STORED DATA:
——————————

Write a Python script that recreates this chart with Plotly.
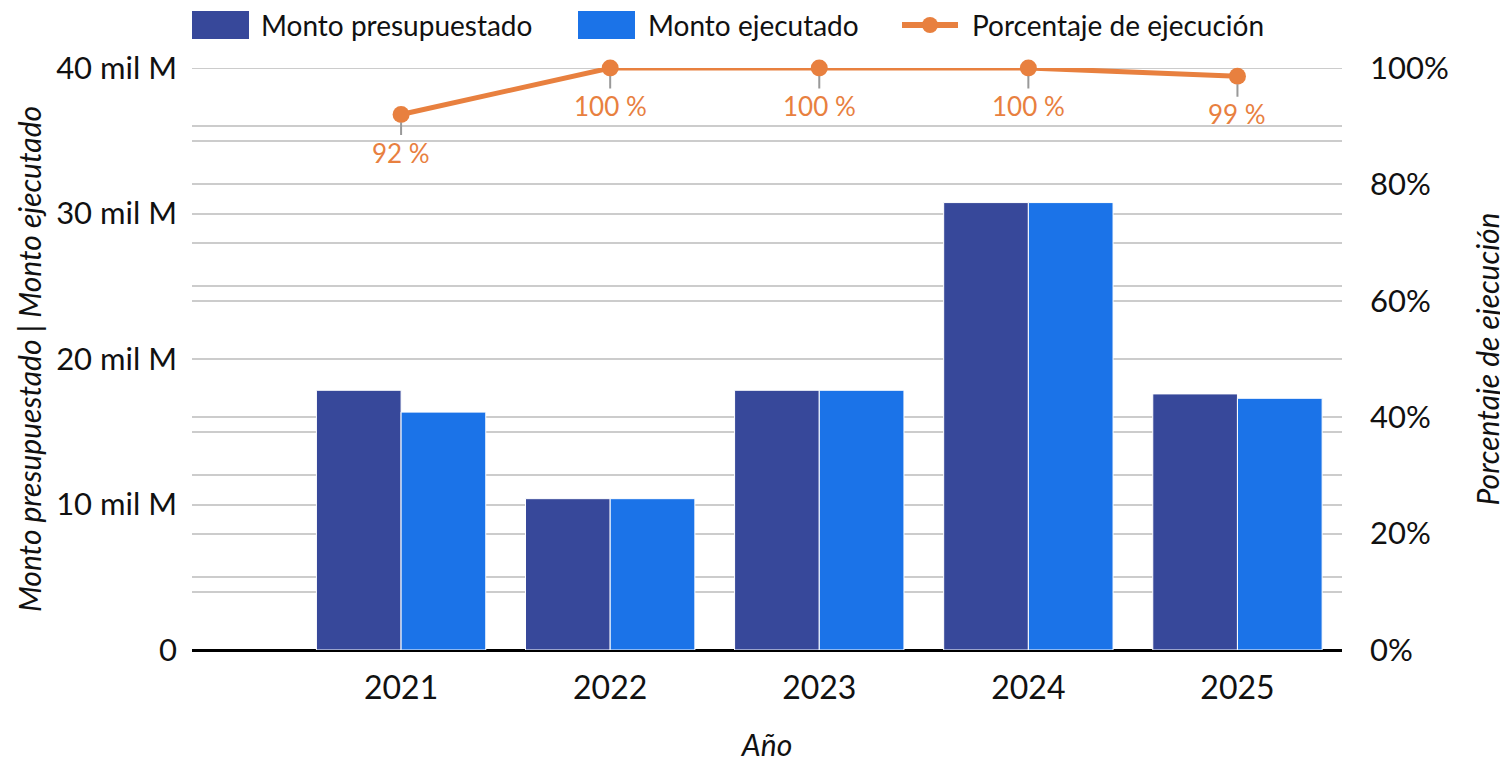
import plotly.graph_objects as go

years = ["2021", "2022", "2023", "2024", "2025"]
monto_presupuestado = [17.85, 10.4, 17.85, 30.75, 17.6]
monto_ejecutado = [16.35, 10.4, 17.85, 30.75, 17.3]
porcentaje = [0.92, 1.00, 1.00, 1.00, 0.986]
porcentaje_labels = ["92 %", "100 %", "100 %", "100 %", "99 %"]
y_tickvals = [0, 10, 20, 30, 40]
y_ticktext = ["0", "10 mil M", "20 mil M", "30 mil M", "40 mil M"]
series_names = ["Monto presupuestado", "Monto ejecutado", "Porcentaje de ejecución"]

C_PRES = "#37489a"
C_EJEC = "#1b73e8"
C_PCT = "#e8803f"
FONT = "Lato"
TXT = "#111111"
GRID = "#cccccc"

# the page body has an 8px margin; compensate so the plot area lands at these page pixels
OFF = 8
L, R, T, B = 192, 1342, 68, 650
W, H = 1508 - OFF, 762 - OFF
def px(x):
    return (x - L) / (R - L)
def py(y):
    return (B - y) / (B - T)

fig = go.Figure()
fig.add_trace(go.Bar(x=years, y=monto_presupuestado, name=series_names[0],
                     marker=dict(color=C_PRES, line=dict(color="white", width=1))))
fig.add_trace(go.Bar(x=years, y=monto_ejecutado, name=series_names[1],
                     marker=dict(color=C_EJEC, line=dict(color="white", width=1))))
fig.add_trace(go.Scatter(x=years, y=porcentaje, name=series_names[2], yaxis="y2",
                         mode="lines+markers", line=dict(color=C_PCT, width=5),
                         marker=dict(color=C_PCT, size=17), cliponaxis=False))

for i, (p, lab) in enumerate(zip(porcentaje, porcentaje_labels)):
    fig.add_annotation(x=i, y=p, xref="x", yref="y2", text=lab, showarrow=True, arrowhead=0,
                       arrowcolor="#999999", arrowwidth=2, ax=0, ay=38, standoff=8,
                       font=dict(family=FONT, size=26, color=C_PCT))

# top gridline (plotly skips gridlines lying on the plot edge)
fig.add_shape(type="line", xref="paper", yref="y", x0=0, x1=1, y0=y_tickvals[-1], y1=y_tickvals[-1],
              line=dict(color=GRID, width=2), layer="below")

# legend (drawn manually to match the large swatches)
fig.add_shape(type="rect", xref="paper", yref="paper", x0=px(192), x1=px(249), y0=py(39), y1=py(11),
              fillcolor=C_PRES, line=dict(width=0))
fig.add_shape(type="rect", xref="paper", yref="paper", x0=px(578), x1=px(635), y0=py(39), y1=py(11),
              fillcolor=C_EJEC, line=dict(width=0))
fig.add_shape(type="line", xref="paper", yref="paper", x0=px(902), x1=px(958), y0=py(25), y1=py(25),
              line=dict(color=C_PCT, width=6))
fig.add_shape(type="circle", xref="paper", yref="paper", x0=px(922), x1=px(938), y0=py(33), y1=py(17),
              fillcolor=C_PCT, line=dict(width=0))
for xpos, name in zip([259, 646, 970], series_names):
    fig.add_annotation(xref="paper", yref="paper", x=px(xpos), y=py(25), text=name, showarrow=False,
                       xanchor="left", yanchor="middle", font=dict(family=FONT, size=28, color=TXT))

fig.update_layout(
    width=W, height=H,
    margin=dict(l=L - OFF, r=W - (R - OFF), t=T - OFF, b=H - (B - OFF)),
    plot_bgcolor="white", paper_bgcolor="white",
    font=dict(family=FONT, size=30, color=TXT),
    barmode="group", bargap=0.19, bargroupgap=0,
    showlegend=False,
    xaxis=dict(type="category", range=[-1, 4.5], showgrid=False, ticks="", automargin=False,
               ticklabelstandoff=16, tickfont=dict(size=32),
               title=dict(text="<i>Año</i>", font=dict(size=30), standoff=30)),
    yaxis=dict(range=[0, 40], tickvals=y_tickvals, ticktext=y_ticktext, automargin=False,
               showgrid=True, gridcolor=GRID, gridwidth=2,
               minor=dict(dtick=5, showgrid=True, gridcolor=GRID, gridwidth=2),
               zeroline=True, zerolinecolor="black", zerolinewidth=3,
               ticks="", ticklabelstandoff=14, tickfont=dict(size=31),
               title=dict(text="<i>Monto presupuestado | Monto ejecutado</i>", font=dict(size=30), standoff=5)),
    yaxis2=dict(range=[0, 1], overlaying="y", side="right", tickformat=".0%", automargin=False,
                dtick=0.2, tick0=0, showgrid=True, gridcolor=GRID, gridwidth=2,
                minor=dict(dtick=0.1, showgrid=True, gridcolor=GRID, gridwidth=2),
                zeroline=False, ticks="", ticklabelstandoff=27, tickfont=dict(size=31),
                title=dict(text="<i>Porcentaje de ejecución</i>", font=dict(size=30), standoff=30)),
)

fig.write_html("out.html")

——————————

Copy out each line exactly, without the pictures.

TASK ANSWER:
Write a Python script that recreates this chart with Plotly.
import plotly.graph_objects as go

years = ["2021", "2022", "2023", "2024", "2025"]
monto_presupuestado = [17.85, 10.4, 17.85, 30.75, 17.6]
monto_ejecutado = [16.35, 10.4, 17.85, 30.75, 17.3]
porcentaje = [0.92, 1.00, 1.00, 1.00, 0.986]
porcentaje_labels = ["92 %", "100 %", "100 %", "100 %", "99 %"]
y_tickvals = [0, 10, 20, 30, 40]
y_ticktext = ["0", "10 mil M", "20 mil M", "30 mil M", "40 mil M"]
series_names = ["Monto presupuestado", "Monto ejecutado", "Porcentaje de ejecución"]

C_PRES = "#37489a"
C_EJEC = "#1b73e8"
C_PCT = "#e8803f"
FONT = "Lato"
TXT = "#111111"
GRID = "#cccccc"

# the page body has an 8px margin; compensate so the plot area lands at these page pixels
OFF = 8
L, R, T, B = 192, 1342, 68, 650
W, H = 1508 - OFF, 762 - OFF
def px(x):
    return (x - L) / (R - L)
def py(y):
    return (B - y) / (B - T)

fig = go.Figure()
fig.add_trace(go.Bar(x=years, y=monto_presupuestado, name=series_names[0],
                     marker=dict(color=C_PRES, line=dict(color="white", width=1))))
fig.add_trace(go.Bar(x=years, y=monto_ejecutado, name=series_names[1],
                     marker=dict(color=C_EJEC, line=dict(color="white", width=1))))
fig.add_trace(go.Scatter(x=years, y=porcentaje, name=series_names[2], yaxis="y2",
                         mode="lines+markers", line=dict(color=C_PCT, width=5),
                         marker=dict(color=C_PCT, size=17), cliponaxis=False))

for i, (p, lab) in enumerate(zip(porcentaje, porcentaje_labels)):
    fig.add_annotation(x=i, y=p, xref="x", yref="y2", text=lab, showarrow=True, arrowhead=0,
                       arrowcolor="#999999", arrowwidth=2, ax=0, ay=38, standoff=8,
                       font=dict(family=FONT, size=26, color=C_PCT))

# top gridline (plotly skips gridlines lying on the plot edge)
fig.add_shape(type="line", xref="paper", yref="y", x0=0, x1=1, y0=y_tickvals[-1], y1=y_tickvals[-1],
              line=dict(color=GRID, width=2), layer="below")

# legend (drawn manually to match the large swatches)
fig.add_shape(type="rect", xref="paper", yref="paper", x0=px(192), x1=px(249), y0=py(39), y1=py(11),
              fillcolor=C_PRES, line=dict(width=0))
fig.add_shape(type="rect", xref="paper", yref="paper", x0=px(578), x1=px(635), y0=py(39), y1=py(11),
              fillcolor=C_EJEC, line=dict(width=0))
fig.add_shape(type="line", xref="paper", yref="paper", x0=px(902), x1=px(958), y0=py(25), y1=py(25),
              line=dict(color=C_PCT, width=6))
fig.add_shape(type="circle", xref="paper", yref="paper", x0=px(922), x1=px(938), y0=py(33), y1=py(17),
              fillcolor=C_PCT, line=dict(width=0))
for xpos, name in zip([259, 646, 970], series_names):
    fig.add_annotation(xref="paper", yref="paper", x=px(xpos), y=py(25), text=name, showarrow=False,
                       xanchor="left", yanchor="middle", font=dict(family=FONT, size=28, color=TXT))

fig.update_layout(
    width=W, height=H,
    margin=dict(l=L - OFF, r=W - (R - OFF), t=T - OFF, b=H - (B - OFF)),
    plot_bgcolor="white", paper_bgcolor="white",
    font=dict(family=FONT, size=30, color=TXT),
    barmode="group", bargap=0.19, bargroupgap=0,
    showlegend=False,
    xaxis=dict(type="category", range=[-1, 4.5], showgrid=False, ticks="", automargin=False,
               ticklabelstandoff=16, tickfont=dict(size=32),
               title=dict(text="<i>Año</i>", font=dict(size=30), standoff=30)),
    yaxis=dict(range=[0, 40], tickvals=y_tickvals, ticktext=y_ticktext, automargin=False,
               showgrid=True, gridcolor=GRID, gridwidth=2,
               minor=dict(dtick=5, showgrid=True, gridcolor=GRID, gridwidth=2),
               zeroline=True, zerolinecolor="black", zerolinewidth=3,
               ticks="", ticklabelstandoff=14, tickfont=dict(size=31),
               title=dict(text="<i>Monto presupuestado | Monto ejecutado</i>", font=dict(size=30), standoff=5)),
    yaxis2=dict(range=[0, 1], overlaying="y", side="right", tickformat=".0%", automargin=False,
                dtick=0.2, tick0=0, showgrid=True, gridcolor=GRID, gridwidth=2,
                minor=dict(dtick=0.1, showgrid=True, gridcolor=GRID, gridwidth=2),
                zeroline=False, ticks="", ticklabelstandoff=27, tickfont=dict(size=31),
                title=dict(text="<i>Porcentaje de ejecución</i>", font=dict(size=30), standoff=30)),
)

fig.write_html("out.html")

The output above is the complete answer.